■ The request ■
Quote exactly and only this range of lines in the data below: the line that holds "Give me the" to the line that holds "from matplotlib.patches import FancyBboxPatch", both included.

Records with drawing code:
++++++
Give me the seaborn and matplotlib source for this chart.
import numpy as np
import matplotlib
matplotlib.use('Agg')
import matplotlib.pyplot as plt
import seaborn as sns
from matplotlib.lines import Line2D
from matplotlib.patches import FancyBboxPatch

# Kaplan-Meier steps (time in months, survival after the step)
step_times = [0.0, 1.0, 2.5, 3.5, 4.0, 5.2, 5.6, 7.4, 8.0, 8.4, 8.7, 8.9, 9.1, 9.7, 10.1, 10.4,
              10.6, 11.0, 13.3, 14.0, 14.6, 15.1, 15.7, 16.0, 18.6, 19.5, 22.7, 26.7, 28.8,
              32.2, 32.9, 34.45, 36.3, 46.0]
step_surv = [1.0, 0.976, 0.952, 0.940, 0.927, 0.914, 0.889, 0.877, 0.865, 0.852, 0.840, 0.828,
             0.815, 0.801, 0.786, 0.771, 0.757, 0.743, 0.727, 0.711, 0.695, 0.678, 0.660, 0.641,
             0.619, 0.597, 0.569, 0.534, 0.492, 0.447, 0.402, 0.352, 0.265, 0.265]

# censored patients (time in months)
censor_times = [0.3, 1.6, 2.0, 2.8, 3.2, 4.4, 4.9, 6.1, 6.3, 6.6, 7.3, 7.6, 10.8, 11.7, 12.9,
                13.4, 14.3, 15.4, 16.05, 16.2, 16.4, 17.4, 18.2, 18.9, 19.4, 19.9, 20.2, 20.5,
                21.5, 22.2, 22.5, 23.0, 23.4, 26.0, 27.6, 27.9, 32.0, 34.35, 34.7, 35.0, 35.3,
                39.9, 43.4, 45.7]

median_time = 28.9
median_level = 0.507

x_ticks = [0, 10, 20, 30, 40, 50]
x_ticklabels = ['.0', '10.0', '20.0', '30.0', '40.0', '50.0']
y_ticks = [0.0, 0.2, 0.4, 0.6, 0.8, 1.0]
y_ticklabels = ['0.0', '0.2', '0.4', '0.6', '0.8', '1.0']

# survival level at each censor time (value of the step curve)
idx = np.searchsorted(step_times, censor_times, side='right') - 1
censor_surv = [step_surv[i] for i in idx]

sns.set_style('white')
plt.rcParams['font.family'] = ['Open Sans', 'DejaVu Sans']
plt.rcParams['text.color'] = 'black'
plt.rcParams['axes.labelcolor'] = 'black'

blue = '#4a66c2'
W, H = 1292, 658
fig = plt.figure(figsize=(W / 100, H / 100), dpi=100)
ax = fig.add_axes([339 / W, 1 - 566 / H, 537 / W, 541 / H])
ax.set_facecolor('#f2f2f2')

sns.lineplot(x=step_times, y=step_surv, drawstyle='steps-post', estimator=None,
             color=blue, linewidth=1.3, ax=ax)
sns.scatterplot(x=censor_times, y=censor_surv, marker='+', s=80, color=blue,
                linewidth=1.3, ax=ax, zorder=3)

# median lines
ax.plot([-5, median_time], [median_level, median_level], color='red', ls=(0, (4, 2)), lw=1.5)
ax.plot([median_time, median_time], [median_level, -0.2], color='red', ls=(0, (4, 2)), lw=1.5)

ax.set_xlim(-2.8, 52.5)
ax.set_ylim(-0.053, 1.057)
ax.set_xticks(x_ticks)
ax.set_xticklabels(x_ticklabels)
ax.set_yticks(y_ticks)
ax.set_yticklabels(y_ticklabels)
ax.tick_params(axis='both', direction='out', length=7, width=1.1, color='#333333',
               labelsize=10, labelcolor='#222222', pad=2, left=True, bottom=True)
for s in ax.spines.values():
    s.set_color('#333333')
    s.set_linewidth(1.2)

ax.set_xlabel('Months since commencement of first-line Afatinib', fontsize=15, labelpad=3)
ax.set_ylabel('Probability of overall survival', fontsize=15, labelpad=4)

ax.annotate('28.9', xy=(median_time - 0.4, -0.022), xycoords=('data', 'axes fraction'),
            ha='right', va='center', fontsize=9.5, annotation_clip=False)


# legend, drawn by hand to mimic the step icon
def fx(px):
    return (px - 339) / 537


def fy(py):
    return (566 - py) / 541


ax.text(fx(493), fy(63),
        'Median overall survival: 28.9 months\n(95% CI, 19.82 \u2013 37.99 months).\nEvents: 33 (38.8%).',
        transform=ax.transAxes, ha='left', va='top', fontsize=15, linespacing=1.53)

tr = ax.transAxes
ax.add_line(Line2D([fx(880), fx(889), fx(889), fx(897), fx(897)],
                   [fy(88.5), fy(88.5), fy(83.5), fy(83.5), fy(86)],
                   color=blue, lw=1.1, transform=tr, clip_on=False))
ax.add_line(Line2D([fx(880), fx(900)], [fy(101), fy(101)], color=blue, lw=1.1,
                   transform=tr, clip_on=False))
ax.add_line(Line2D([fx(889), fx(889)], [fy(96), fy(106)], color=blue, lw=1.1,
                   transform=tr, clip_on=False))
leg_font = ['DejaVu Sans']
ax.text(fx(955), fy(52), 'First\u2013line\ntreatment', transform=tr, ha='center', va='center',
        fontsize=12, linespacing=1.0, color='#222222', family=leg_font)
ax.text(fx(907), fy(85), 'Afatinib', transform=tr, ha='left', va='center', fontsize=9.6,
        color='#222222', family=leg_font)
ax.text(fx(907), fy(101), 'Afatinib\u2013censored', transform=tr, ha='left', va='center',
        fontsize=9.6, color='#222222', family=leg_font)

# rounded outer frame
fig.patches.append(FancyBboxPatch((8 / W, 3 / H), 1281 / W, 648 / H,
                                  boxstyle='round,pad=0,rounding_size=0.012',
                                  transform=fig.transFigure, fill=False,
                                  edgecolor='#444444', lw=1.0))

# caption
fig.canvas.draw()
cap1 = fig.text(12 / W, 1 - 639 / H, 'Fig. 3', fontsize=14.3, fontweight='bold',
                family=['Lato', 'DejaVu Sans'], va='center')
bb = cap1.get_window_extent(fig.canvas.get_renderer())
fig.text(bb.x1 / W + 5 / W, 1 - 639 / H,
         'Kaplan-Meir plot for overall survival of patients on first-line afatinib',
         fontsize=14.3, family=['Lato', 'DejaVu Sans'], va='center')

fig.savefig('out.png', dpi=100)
++++++
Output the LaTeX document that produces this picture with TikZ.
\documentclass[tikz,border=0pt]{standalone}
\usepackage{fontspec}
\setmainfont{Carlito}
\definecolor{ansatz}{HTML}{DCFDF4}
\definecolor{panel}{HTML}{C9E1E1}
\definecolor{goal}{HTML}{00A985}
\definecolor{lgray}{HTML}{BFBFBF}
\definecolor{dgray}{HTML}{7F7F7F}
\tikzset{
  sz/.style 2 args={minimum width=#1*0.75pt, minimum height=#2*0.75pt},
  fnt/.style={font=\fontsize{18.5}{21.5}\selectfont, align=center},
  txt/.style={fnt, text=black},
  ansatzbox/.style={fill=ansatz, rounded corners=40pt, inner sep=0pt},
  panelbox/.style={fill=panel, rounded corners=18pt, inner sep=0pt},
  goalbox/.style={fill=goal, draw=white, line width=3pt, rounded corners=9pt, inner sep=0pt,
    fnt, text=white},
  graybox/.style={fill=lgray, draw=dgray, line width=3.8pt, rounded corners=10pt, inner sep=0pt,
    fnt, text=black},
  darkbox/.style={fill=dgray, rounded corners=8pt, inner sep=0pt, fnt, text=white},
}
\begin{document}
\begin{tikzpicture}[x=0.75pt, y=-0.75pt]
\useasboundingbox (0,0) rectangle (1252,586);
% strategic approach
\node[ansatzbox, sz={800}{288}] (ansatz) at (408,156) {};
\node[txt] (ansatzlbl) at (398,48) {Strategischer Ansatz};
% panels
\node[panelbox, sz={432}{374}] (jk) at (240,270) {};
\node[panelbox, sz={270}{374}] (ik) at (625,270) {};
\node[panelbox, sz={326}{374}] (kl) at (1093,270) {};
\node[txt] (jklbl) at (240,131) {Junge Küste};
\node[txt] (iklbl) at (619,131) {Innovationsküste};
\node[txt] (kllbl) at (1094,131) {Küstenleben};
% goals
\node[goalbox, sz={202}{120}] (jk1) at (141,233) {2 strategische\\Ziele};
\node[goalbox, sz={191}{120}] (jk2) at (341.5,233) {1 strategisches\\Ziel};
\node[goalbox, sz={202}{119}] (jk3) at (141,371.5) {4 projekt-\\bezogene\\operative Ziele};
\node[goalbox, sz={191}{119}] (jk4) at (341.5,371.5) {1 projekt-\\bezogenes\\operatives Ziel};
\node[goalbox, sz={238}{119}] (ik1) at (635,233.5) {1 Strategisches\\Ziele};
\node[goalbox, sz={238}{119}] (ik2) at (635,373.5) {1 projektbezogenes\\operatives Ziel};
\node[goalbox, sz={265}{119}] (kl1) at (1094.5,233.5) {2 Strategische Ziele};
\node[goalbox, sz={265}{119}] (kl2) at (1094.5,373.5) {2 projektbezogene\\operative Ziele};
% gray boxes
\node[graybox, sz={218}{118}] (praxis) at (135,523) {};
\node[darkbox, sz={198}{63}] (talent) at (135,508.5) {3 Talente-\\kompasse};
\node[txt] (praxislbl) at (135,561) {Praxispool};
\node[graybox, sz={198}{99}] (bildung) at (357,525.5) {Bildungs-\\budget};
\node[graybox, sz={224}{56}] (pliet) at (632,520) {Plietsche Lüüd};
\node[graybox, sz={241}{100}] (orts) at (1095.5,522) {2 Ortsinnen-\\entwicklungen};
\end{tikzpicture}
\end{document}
++++++
■ Solution to the problem ■
Give me the seaborn and matplotlib source for this chart.
import numpy as np
import matplotlib
matplotlib.use('Agg')
import matplotlib.pyplot as plt
import seaborn as sns
from matplotlib.lines import Line2D
from matplotlib.patches import FancyBboxPatch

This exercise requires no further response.